** Begin DATA SHOWN **

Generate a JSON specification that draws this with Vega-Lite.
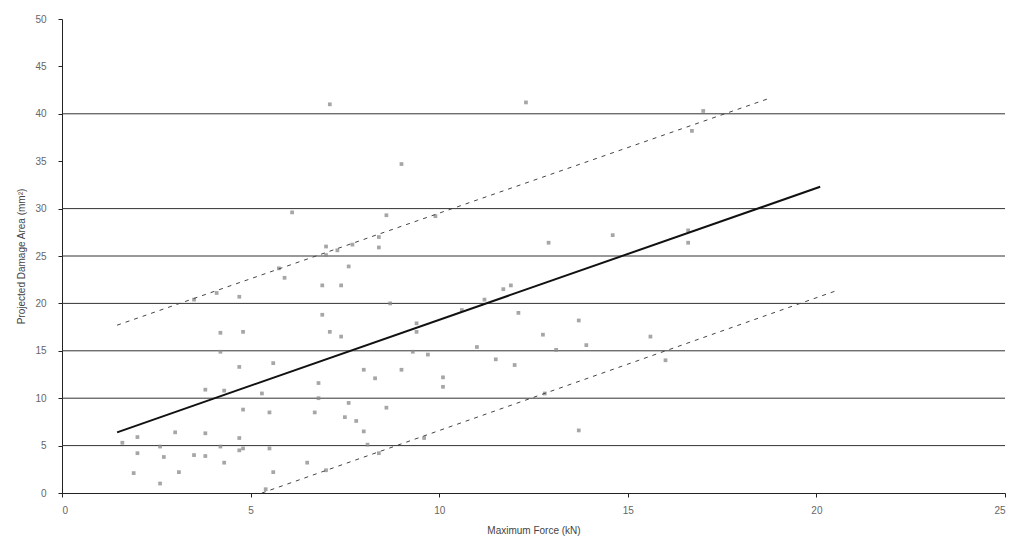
{
  "$schema": "https://vega.github.io/schema/vega-lite/v6.json",
  "width": 943,
  "height": 474,
  "autosize": {"type": "none"},
  "padding": {"left": 62, "top": 19, "right": 9, "bottom": 58},
  "background": "white",
  "config": {
    "view": {"stroke": null},
    "axis": {
      "labelFont": "Liberation Sans",
      "titleFont": "Liberation Sans",
      "labelFontSize": 10,
      "titleFontSize": 10,
      "titleFontWeight": "normal",
      "labelColor": "#666",
      "titleColor": "#444",
      "domainColor": "#222",
      "tickColor": "#222",
      "tickSize": 4
    }
  },
  "datasets": {
    "grid": [
      {"y": 5}, {"y": 10}, {"y": 15}, {"y": 20}, {"y": 25}, {"y": 30}, {"y": 40}
    ],
    "points": [
      {"x": 1.6, "y": 5.3}, {"x": 2.0, "y": 5.9}, {"x": 2.0, "y": 4.2}, {"x": 1.9, "y": 2.1},
      {"x": 2.6, "y": 1.0}, {"x": 2.7, "y": 3.8}, {"x": 3.0, "y": 6.4}, {"x": 3.1, "y": 2.2},
      {"x": 3.5, "y": 4.0}, {"x": 3.8, "y": 3.9}, {"x": 3.8, "y": 6.3}, {"x": 4.2, "y": 4.9},
      {"x": 4.3, "y": 3.2}, {"x": 4.7, "y": 5.8}, {"x": 4.8, "y": 4.7}, {"x": 4.7, "y": 4.5},
      {"x": 5.5, "y": 4.7}, {"x": 5.6, "y": 2.2}, {"x": 5.4, "y": 0.4}, {"x": 2.6, "y": 4.9},
      {"x": 3.8, "y": 10.9}, {"x": 4.3, "y": 10.8}, {"x": 4.7, "y": 13.3}, {"x": 5.6, "y": 13.7},
      {"x": 4.8, "y": 8.8}, {"x": 5.5, "y": 8.5}, {"x": 5.3, "y": 10.5}, {"x": 4.2, "y": 14.9},
      {"x": 4.2, "y": 16.9}, {"x": 4.8, "y": 17.0}, {"x": 7.1, "y": 17.0}, {"x": 7.4, "y": 16.5},
      {"x": 8.0, "y": 13.0}, {"x": 8.3, "y": 12.1}, {"x": 9.0, "y": 13.0}, {"x": 10.1, "y": 12.2},
      {"x": 10.1, "y": 11.2}, {"x": 6.8, "y": 11.6}, {"x": 6.8, "y": 10.0}, {"x": 7.6, "y": 9.5},
      {"x": 6.7, "y": 8.5}, {"x": 8.6, "y": 9.0}, {"x": 7.5, "y": 8.0}, {"x": 7.8, "y": 7.6},
      {"x": 8.0, "y": 6.5}, {"x": 8.1, "y": 5.1}, {"x": 8.4, "y": 4.2}, {"x": 6.5, "y": 3.2},
      {"x": 7.0, "y": 2.4}, {"x": 9.3, "y": 14.9}, {"x": 9.7, "y": 14.6}, {"x": 11.0, "y": 15.4},
      {"x": 9.4, "y": 17.0}, {"x": 9.6, "y": 5.8}, {"x": 6.1, "y": 29.6}, {"x": 3.5, "y": 20.4},
      {"x": 4.1, "y": 21.1}, {"x": 4.7, "y": 20.7}, {"x": 5.9, "y": 22.7}, {"x": 5.75, "y": 23.7},
      {"x": 6.9, "y": 21.9}, {"x": 6.9, "y": 18.8}, {"x": 9.0, "y": 34.7}, {"x": 8.6, "y": 29.3},
      {"x": 9.9, "y": 29.2}, {"x": 8.4, "y": 27.0}, {"x": 8.4, "y": 25.9}, {"x": 7.7, "y": 26.2},
      {"x": 7.3, "y": 25.6}, {"x": 7.0, "y": 26.0}, {"x": 7.0, "y": 25.1}, {"x": 7.6, "y": 23.9},
      {"x": 7.4, "y": 21.9}, {"x": 8.7, "y": 20.0}, {"x": 9.4, "y": 17.9}, {"x": 10.6, "y": 19.3},
      {"x": 11.2, "y": 20.4}, {"x": 11.7, "y": 21.5}, {"x": 11.9, "y": 21.9}, {"x": 12.1, "y": 19.0},
      {"x": 12.9, "y": 26.4}, {"x": 12.75, "y": 16.7}, {"x": 14.6, "y": 27.2}, {"x": 16.6, "y": 27.7},
      {"x": 16.6, "y": 26.4}, {"x": 13.7, "y": 18.2}, {"x": 13.9, "y": 15.6}, {"x": 15.6, "y": 16.5},
      {"x": 13.1, "y": 15.1}, {"x": 11.5, "y": 14.1}, {"x": 12.0, "y": 13.5}, {"x": 16.0, "y": 14.0},
      {"x": 12.8, "y": 10.5}, {"x": 13.7, "y": 6.6}, {"x": 12.3, "y": 41.2}, {"x": 17.0, "y": 40.3},
      {"x": 16.7, "y": 38.2}, {"x": 7.1, "y": 41.0}
    ],
    "lines": [
      {"series": "fit", "x": 1.46, "y": 6.4},
      {"series": "fit", "x": 20.1, "y": 32.3},
      {"series": "upper", "x": 1.46, "y": 17.7},
      {"series": "upper", "x": 18.8, "y": 41.7},
      {"series": "lower", "x": 5.3, "y": 0.0},
      {"series": "lower", "x": 20.5, "y": 21.3}
    ]
  },
  "layer": [
    {
      "data": {"name": "grid"},
      "mark": {"type": "rule", "color": "#333", "strokeWidth": 1},
      "encoding": {
        "y": {"field": "y", "type": "quantitative", "scale": {"domain": [0, 50], "nice": false}}
      }
    },
    {
      "data": {"name": "points"},
      "mark": {"type": "point", "shape": "square", "filled": true, "size": 14, "color": "#888", "opacity": 0.75},
      "encoding": {
        "x": {
          "field": "x", "type": "quantitative",
          "scale": {"domain": [0, 25], "nice": false},
          "axis": {"values": [0, 5, 10, 15, 20, 25], "grid": false, "title": "Maximum Force (kN)", "labelPadding": 8, "titlePadding": 10}
        },
        "y": {
          "field": "y", "type": "quantitative",
          "scale": {"domain": [0, 50], "nice": false},
          "axis": {"values": [0, 5, 10, 15, 20, 25, 30, 35, 40, 45, 50], "grid": false, "title": "Projected Damage Area (mm²)", "labelPadding": 12, "titlePadding": 8}
        }
      }
    },
    {
      "data": {"name": "lines"},
      "transform": [{"filter": "datum.series === 'fit'"}],
      "mark": {"type": "line", "color": "#111", "strokeWidth": 2},
      "encoding": {
        "x": {"field": "x", "type": "quantitative"},
        "y": {"field": "y", "type": "quantitative"}
      }
    },
    {
      "data": {"name": "lines"},
      "transform": [{"filter": "datum.series !== 'fit'"}],
      "mark": {"type": "line", "color": "#444", "strokeWidth": 1, "strokeDash": [4, 5]},
      "encoding": {
        "x": {"field": "x", "type": "quantitative"},
        "y": {"field": "y", "type": "quantitative"},
        "detail": {"field": "series"}
      }
    }
  ]
}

** End DATA SHOWN **

Every line of the data above should be quoted exactly. Omit the pictures.

- **FINAL RESULT**
Generate a JSON specification that draws this with Vega-Lite.
{
  "$schema": "https://vega.github.io/schema/vega-lite/v6.json",
  "width": 943,
  "height": 474,
  "autosize": {"type": "none"},
  "padding": {"left": 62, "top": 19, "right": 9, "bottom": 58},
  "background": "white",
  "config": {
    "view": {"stroke": null},
    "axis": {
      "labelFont": "Liberation Sans",
      "titleFont": "Liberation Sans",
      "labelFontSize": 10,
      "titleFontSize": 10,
      "titleFontWeight": "normal",
      "labelColor": "#666",
      "titleColor": "#444",
      "domainColor": "#222",
      "tickColor": "#222",
      "tickSize": 4
    }
  },
  "datasets": {
    "grid": [
      {"y": 5}, {"y": 10}, {"y": 15}, {"y": 20}, {"y": 25}, {"y": 30}, {"y": 40}
    ],
    "points": [
      {"x": 1.6, "y": 5.3}, {"x": 2.0, "y": 5.9}, {"x": 2.0, "y": 4.2}, {"x": 1.9, "y": 2.1},
      {"x": 2.6, "y": 1.0}, {"x": 2.7, "y": 3.8}, {"x": 3.0, "y": 6.4}, {"x": 3.1, "y": 2.2},
      {"x": 3.5, "y": 4.0}, {"x": 3.8, "y": 3.9}, {"x": 3.8, "y": 6.3}, {"x": 4.2, "y": 4.9},
      {"x": 4.3, "y": 3.2}, {"x": 4.7, "y": 5.8}, {"x": 4.8, "y": 4.7}, {"x": 4.7, "y": 4.5},
      {"x": 5.5, "y": 4.7}, {"x": 5.6, "y": 2.2}, {"x": 5.4, "y": 0.4}, {"x": 2.6, "y": 4.9},
      {"x": 3.8, "y": 10.9}, {"x": 4.3, "y": 10.8}, {"x": 4.7, "y": 13.3}, {"x": 5.6, "y": 13.7},
      {"x": 4.8, "y": 8.8}, {"x": 5.5, "y": 8.5}, {"x": 5.3, "y": 10.5}, {"x": 4.2, "y": 14.9},
      {"x": 4.2, "y": 16.9}, {"x": 4.8, "y": 17.0}, {"x": 7.1, "y": 17.0}, {"x": 7.4, "y": 16.5},
      {"x": 8.0, "y": 13.0}, {"x": 8.3, "y": 12.1}, {"x": 9.0, "y": 13.0}, {"x": 10.1, "y": 12.2},
      {"x": 10.1, "y": 11.2}, {"x": 6.8, "y": 11.6}, {"x": 6.8, "y": 10.0}, {"x": 7.6, "y": 9.5},
      {"x": 6.7, "y": 8.5}, {"x": 8.6, "y": 9.0}, {"x": 7.5, "y": 8.0}, {"x": 7.8, "y": 7.6},
      {"x": 8.0, "y": 6.5}, {"x": 8.1, "y": 5.1}, {"x": 8.4, "y": 4.2}, {"x": 6.5, "y": 3.2},
      {"x": 7.0, "y": 2.4}, {"x": 9.3, "y": 14.9}, {"x": 9.7, "y": 14.6}, {"x": 11.0, "y": 15.4},
      {"x": 9.4, "y": 17.0}, {"x": 9.6, "y": 5.8}, {"x": 6.1, "y": 29.6}, {"x": 3.5, "y": 20.4},
      {"x": 4.1, "y": 21.1}, {"x": 4.7, "y": 20.7}, {"x": 5.9, "y": 22.7}, {"x": 5.75, "y": 23.7},
      {"x": 6.9, "y": 21.9}, {"x": 6.9, "y": 18.8}, {"x": 9.0, "y": 34.7}, {"x": 8.6, "y": 29.3},
      {"x": 9.9, "y": 29.2}, {"x": 8.4, "y": 27.0}, {"x": 8.4, "y": 25.9}, {"x": 7.7, "y": 26.2},
      {"x": 7.3, "y": 25.6}, {"x": 7.0, "y": 26.0}, {"x": 7.0, "y": 25.1}, {"x": 7.6, "y": 23.9},
      {"x": 7.4, "y": 21.9}, {"x": 8.7, "y": 20.0}, {"x": 9.4, "y": 17.9}, {"x": 10.6, "y": 19.3},
      {"x": 11.2, "y": 20.4}, {"x": 11.7, "y": 21.5}, {"x": 11.9, "y": 21.9}, {"x": 12.1, "y": 19.0},
      {"x": 12.9, "y": 26.4}, {"x": 12.75, "y": 16.7}, {"x": 14.6, "y": 27.2}, {"x": 16.6, "y": 27.7},
      {"x": 16.6, "y": 26.4}, {"x": 13.7, "y": 18.2}, {"x": 13.9, "y": 15.6}, {"x": 15.6, "y": 16.5},
      {"x": 13.1, "y": 15.1}, {"x": 11.5, "y": 14.1}, {"x": 12.0, "y": 13.5}, {"x": 16.0, "y": 14.0},
      {"x": 12.8, "y": 10.5}, {"x": 13.7, "y": 6.6}, {"x": 12.3, "y": 41.2}, {"x": 17.0, "y": 40.3},
      {"x": 16.7, "y": 38.2}, {"x": 7.1, "y": 41.0}
    ],
    "lines": [
      {"series": "fit", "x": 1.46, "y": 6.4},
      {"series": "fit", "x": 20.1, "y": 32.3},
      {"series": "upper", "x": 1.46, "y": 17.7},
      {"series": "upper", "x": 18.8, "y": 41.7},
      {"series": "lower", "x": 5.3, "y": 0.0},
      {"series": "lower", "x": 20.5, "y": 21.3}
    ]
  },
  "layer": [
    {
      "data": {"name": "grid"},
      "mark": {"type": "rule", "color": "#333", "strokeWidth": 1},
      "encoding": {
        "y": {"field": "y", "type": "quantitative", "scale": {"domain": [0, 50], "nice": false}}
      }
    },
    {
      "data": {"name": "points"},
      "mark": {"type": "point", "shape": "square", "filled": true, "size": 14, "color": "#888", "opacity": 0.75},
      "encoding": {
        "x": {
          "field": "x", "type": "quantitative",
          "scale": {"domain": [0, 25], "nice": false},
          "axis": {"values": [0, 5, 10, 15, 20, 25], "grid": false, "title": "Maximum Force (kN)", "labelPadding": 8, "titlePadding": 10}
        },
        "y": {
          "field": "y", "type": "quantitative",
          "scale": {"domain": [0, 50], "nice": false},
          "axis": {"values": [0, 5, 10, 15, 20, 25, 30, 35, 40, 45, 50], "grid": false, "title": "Projected Damage Area (mm²)", "labelPadding": 12, "titlePadding": 8}
        }
      }
    },
    {
      "data": {"name": "lines"},
      "transform": [{"filter": "datum.series === 'fit'"}],
      "mark": {"type": "line", "color": "#111", "strokeWidth": 2},
      "encoding": {
        "x": {"field": "x", "type": "quantitative"},
        "y": {"field": "y", "type": "quantitative"}
      }
    },
    {
      "data": {"name": "lines"},
      "transform": [{"filter": "datum.series !== 'fit'"}],
      "mark": {"type": "line", "color": "#444", "strokeWidth": 1, "strokeDash": [4, 5]},
      "encoding": {
        "x": {"field": "x", "type": "quantitative"},
        "y": {"field": "y", "type": "quantitative"},
        "detail": {"field": "series"}
      }
    }
  ]
}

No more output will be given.